While many Cambodians have technically been lifted out of poverty during Hun Sen’s rule, the differences in their incomes have been marginal. According to the World Bank, if the poverty line in Cambodia were to be raised by $0.30, the number of people living in poverty would double to roughly 40% of the total population. Furthermore, although GDP has been increasing at a rate of at least 7% for the past several years, it is projected to start declining over the next two years. With income inequality rising and the government handing out huge land concessions to foreign companies, the political opposition’s assertions that many of Hun Sen’s accomplishments have been made solely for the sake of the perpetuation of his regime hold weight.
With roughly 80% of the population living in the countryside, 45% of the country’s total land leased to private investors, and just 8.8% of children enrolled in upper secondary schools, it is understandable that discontent towards Hun Sen is rising, making the realization of his recent recent pledge to remain in power until 2024 increasingly unlikely. Despite the high growth rates of the last several decades, Cambodia continues to lag far behind every other country in the region in providing basic services to the general population. Indeed, after the 2013 national elections Hun Sen’s Cambodian People’s Party (CPP) lost 22 seats in parliament while the main opposition party gained 26.
If Hun Sen fails to take concrete measures to address the many problems plaguing the country’s population, the CPP will continue to lose seats in future elections. Besides the economic inequalities in Cambodia, there are three trends in Cambodian politics that also contribute to the decline of the popularity of the CPP. Most Cambodians today are too young to remember the Khmer Rouge, the role of information technology, especially social media, is growing in elections, and access to public education is increasing.
Although Cambodia has been known by eight different names since its independence from France in 1953, it has been dominated by just two men for the vast majority of this time, King Norodom Sihanouk, who died in 2012, and Hun Sen. Sihanouk was able to capitalize on his role as the “King-Father of Cambodia,” while Hun Sen has brought a period of relative peace to a country that had been plagued by 30 years of war prior to his assumption of power. However, over 65% of Cambodians are now too young to remember the Khmer Rouge and have never known a Cambodia ruled by anyone besides Hun Sen. Consequently, he has become increasingly unpopular among Cambodian youth who wish to see an end to the rampant corruption and nepotism of his regime.

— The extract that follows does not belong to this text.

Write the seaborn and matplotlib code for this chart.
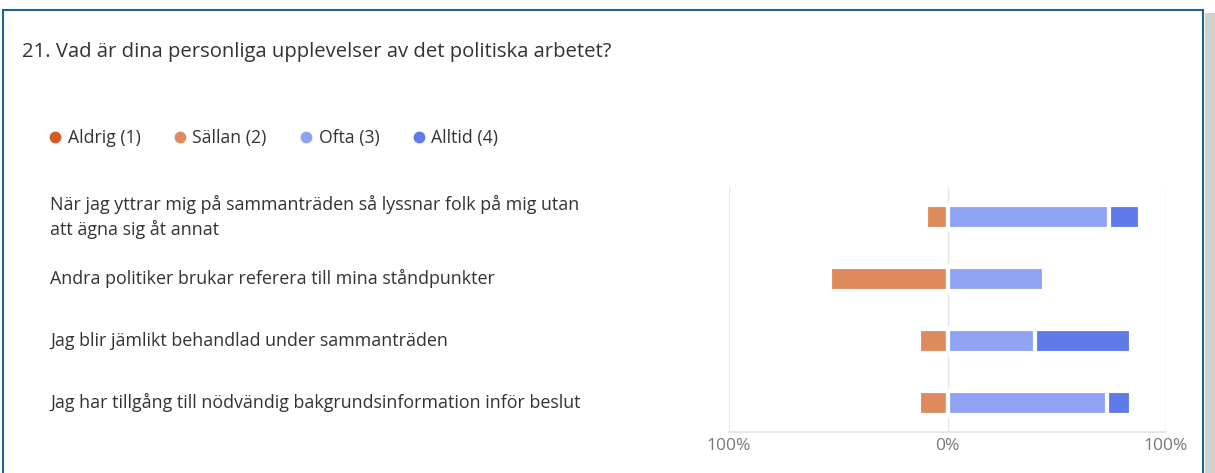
import matplotlib
matplotlib.use("Agg")
import matplotlib.pyplot as plt
import matplotlib.patches as mpatches
from matplotlib.lines import Line2D
from matplotlib.transforms import blended_transform_factory
import seaborn as sns
import pandas as pd

questions = [
    "När jag yttrar mig på sammanträden så lyssnar folk på mig utan\natt ägna sig åt annat",
    "Andra politiker brukar referera till mina ståndpunkter",
    "Jag blir jämlikt behandlad under sammanträden",
    "Jag har tillgång till nödvändig bakgrundsinformation inför beslut",
]
series = ["Aldrig (1)", "Sällan (2)", "Ofta (3)", "Alltid (4)"]
aldrig = [0, 0, 0, 0]
sallan = [10, 54, 13, 13]
ofta = [74, 44, 40, 73]
alltid = [14, 0, 44, 11]
colors = ["#d35b26", "#de8a5c", "#8fa3f2", "#5f7bea"]
tick_labels = ["100%", "0%", "100%"]

sns.set_theme(style="white")
plt.rcParams["font.family"] = ["Open Sans", "DejaVu Sans"]

W, H = 1215, 473
fig = plt.figure(figsize=(W / 100, H / 100), dpi=100)
fig.patch.set_facecolor("white")

ax = fig.add_axes([729 / W, 1 - 432 / H, (1166 - 729) / W, (432 - 187) / H])

ids = list(range(len(questions)))
df = pd.DataFrame({
    "q": ids,
    "neg_outer": [-(a + s) for a, s in zip(aldrig, sallan)],
    "neg_inner": [-s for s in sallan],
    "pos_outer": [o + l for o, l in zip(ofta, alltid)],
    "pos_inner": ofta,
})

kw = dict(orient="h", width=0.39, edgecolor="white", linewidth=3, native_scale=True,
          saturation=1, ax=ax)
sns.barplot(data=df, x="neg_outer", y="q", color=colors[0], **kw)
sns.barplot(data=df, x="neg_inner", y="q", color=colors[1], **kw)
sns.barplot(data=df, x="pos_outer", y="q", color=colors[3], **kw)
sns.barplot(data=df, x="pos_inner", y="q", color=colors[2], **kw)

ax.set_xlim(-100, 100)
ax.set_ylim(3.47, -0.48)
ax.set_xticks([-100, 0, 100])
ax.set_xticklabels(tick_labels, color="#777777", fontsize=12.5)
ax.set_yticks([])
ax.set_xlabel("")
ax.set_ylabel("")
ax.tick_params(axis="x", length=0, pad=4)
for s in ["top", "left", "right"]:
    ax.spines[s].set_visible(False)
ax.spines["bottom"].set_color("#e3e3e3")
for x in [-100, 0, 100]:
    ax.axvline(x, color="#e6e6e6", lw=1, zorder=0)

tr = blended_transform_factory(fig.transFigure, ax.transData)
for i, q in enumerate(questions):
    ax.text(50 / W, i, q, transform=tr, ha="left", va="center", fontsize=12.9,
            color="#333333", linespacing=1.4)

fig.text(22 / W, 1 - 52 / H, "21. Vad är dina personliga upplevelser av det politiska arbetet?",
         fontsize=14.6, color="#333333", va="center", ha="left")

handles = [Line2D([0], [0], marker="o", color="none", markerfacecolor=c, markeredgecolor=c,
                  markersize=7.5) for c in colors]
fig.legend(handles, series, loc="center left", bbox_to_anchor=(28 / W, 1 - 138 / H), ncol=4,
           frameon=False, fontsize=12.7, handletextpad=0.05, columnspacing=1.6, handlelength=1.3,
           labelcolor="#333333")

# frame
fig.add_artist(mpatches.Rectangle((3 / W, -0.05), (1203 - 3) / W, 1.05 - 10 / H,
                                  transform=fig.transFigure, fill=False,
                                  edgecolor="#1f6391", lw=1.5))
fig.add_artist(mpatches.Rectangle((1205 / W, 0), 10 / W, 1 - 13 / H, transform=fig.transFigure,
                                  facecolor="#d0d0d0", edgecolor="none"))

fig.savefig("out.png", dpi=100)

This growing disaffection among young Cambodians is fueled in part by the emergence of social media and the growing importance of public opinion in Cambodian politics. While still underdeveloped, the role of public opinion has been increasing since 1993, supported by civil society organizations and, more importantly, social media. In the run up to the 2013 election, the main opposition group, the Cambodia National Rescue Party (CNRP), relied heavily on new technologies while the CPP took a more cautious approach to it, with primarily younger CPP leaders actively using it. The subsequent election results showed that the Cambodian populace as a whole is becoming more critical of the CPP. Indeed, the CNRP might have won even more seats in Parliament were it not for probable electoral fraudulence.
As the average educational level of Cambodians rises, such cheating gains greater attention in public discourse and citizens demand more from their government. This was echoed in Michelle Obama’s comments while she was in Cambodia advocating the Peace Corp’s “Let Girls Learn” initiative. Although the First Lady did not directly criticize the regime’s human rights violations, her comments that female education would provide girls with the resources needed to “speak up and talk about injustice and demand equal treatment” as well as “participate in the political life of their country and hold their leaders accountable” certainly convey a strong message to the current leadership in Phnom Penh.
Over the past three decades under Hun Sen’s rule, Cambodia has made great strides from where it was under the Khmer Rouge in the 1970’s. However, now that the country is becoming more connected to the world and news of events, such as the deadly suppression of dissent, spreads around the country relatively quickly, Hun Sen’s days in power may be numbered. As he becomes more and more isolated from the young Cambodian population, he must learn to effectively bridge the divide between powerful elites, foreign interests, and the general population or else the CPP will struggle to retain control.